> **Task data**
::::::

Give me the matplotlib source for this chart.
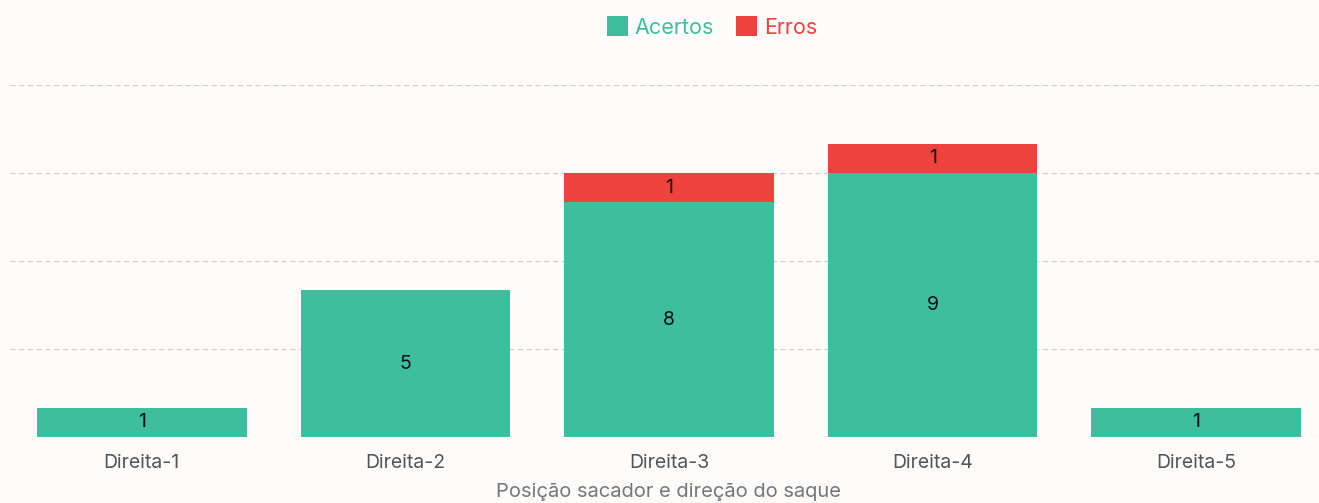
import matplotlib
matplotlib.use("Agg")
import matplotlib.pyplot as plt
import numpy as np

categories = ["Direita-1", "Direita-2", "Direita-3", "Direita-4", "Direita-5"]
acertos = [1, 5, 8, 9, 1]
erros = [0, 0, 1, 1, 0]
series_names = ["Acertos", "Erros"]
colors = ["#3ebe9f", "#ee423d"]

plt.rcParams['font.family'] = ['Inter', 'DejaVu Sans']

fig = plt.figure(figsize=(13.19, 5.03), dpi=100)
fig.patch.set_facecolor("#fdfcfb")
ax = fig.add_axes([10/1319, (503-437)/503, 1318/1319, (437-85)/503])
ax.set_facecolor("#fdfcfb")

x = np.arange(len(categories))
b1 = ax.bar(x, acertos, width=0.795, color=colors[0], label=series_names[0], zorder=3)
b2 = ax.bar(x, erros, width=0.795, bottom=acertos, color=colors[1], label=series_names[1], zorder=3)

for i, v in enumerate(acertos):
    if v > 0:
        ax.text(x[i], v / 2, str(v), ha="center", va="center", fontsize=14, color="#111111", zorder=4)
for i, v in enumerate(erros):
    if v > 0:
        ax.text(x[i], acertos[i] + v / 2, str(v), ha="center", va="center", fontsize=14, color="#111111", zorder=4)

ax.set_xlim(-0.5, len(categories) - 0.5)
ax.set_ylim(0, 12)
ax.set_yticks([0, 3, 6, 9, 12])
ax.yaxis.grid(True, linestyle=(0, (4, 3)), color="#cfcfcf", linewidth=0.9, zorder=0)
ax.tick_params(axis="y", left=False, labelleft=False)
ax.set_xticks(x)
ax.set_xticklabels(categories, fontsize=14, color="#555555")
ax.tick_params(axis="x", length=0, pad=12)
for s in ax.spines.values():
    s.set_visible(False)
ax.set_xlabel("Posição sacador e direção do saque", fontsize=14.5, color="#777777", labelpad=8)

leg = ax.legend(loc="center", bbox_to_anchor=(712 / 1319, (503 - 27) / 503), bbox_transform=fig.transFigure,
                ncol=2, frameon=False, fontsize=15.5, handlelength=1.0, handleheight=1.0,
                handletextpad=0.3, columnspacing=1.0, borderpad=0)
for t, c in zip(leg.get_texts(), colors):
    t.set_color(c)

fig.savefig("out.png", dpi=100, facecolor=fig.get_facecolor())
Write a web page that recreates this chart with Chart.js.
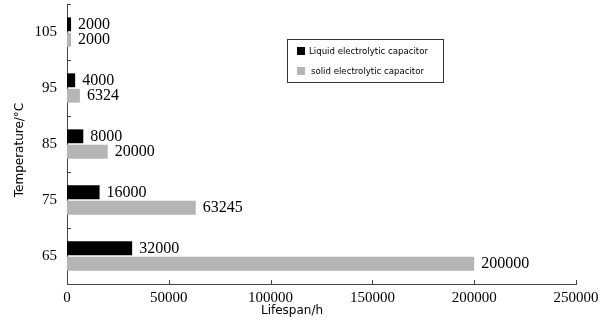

::::::

> **What is asked**
Exactly reproduce the run of lines from the start of the listing through the line with "ax.text(x[i], acertos[i] +", inclusive; pictures are not copied.

> **Result for this task**
Give me the matplotlib source for this chart.
import matplotlib
matplotlib.use("Agg")
import matplotlib.pyplot as plt
import numpy as np

categories = ["Direita-1", "Direita-2", "Direita-3", "Direita-4", "Direita-5"]
acertos = [1, 5, 8, 9, 1]
erros = [0, 0, 1, 1, 0]
series_names = ["Acertos", "Erros"]
colors = ["#3ebe9f", "#ee423d"]

plt.rcParams['font.family'] = ['Inter', 'DejaVu Sans']

fig = plt.figure(figsize=(13.19, 5.03), dpi=100)
fig.patch.set_facecolor("#fdfcfb")
ax = fig.add_axes([10/1319, (503-437)/503, 1318/1319, (437-85)/503])
ax.set_facecolor("#fdfcfb")

x = np.arange(len(categories))
b1 = ax.bar(x, acertos, width=0.795, color=colors[0], label=series_names[0], zorder=3)
b2 = ax.bar(x, erros, width=0.795, bottom=acertos, color=colors[1], label=series_names[1], zorder=3)

for i, v in enumerate(acertos):
    if v > 0:
        ax.text(x[i], v / 2, str(v), ha="center", va="center", fontsize=14, color="#111111", zorder=4)
for i, v in enumerate(erros):
    if v > 0:
        ax.text(x[i], acertos[i] + v / 2, str(v), ha="center", va="center", fontsize=14, color="#111111", zorder=4)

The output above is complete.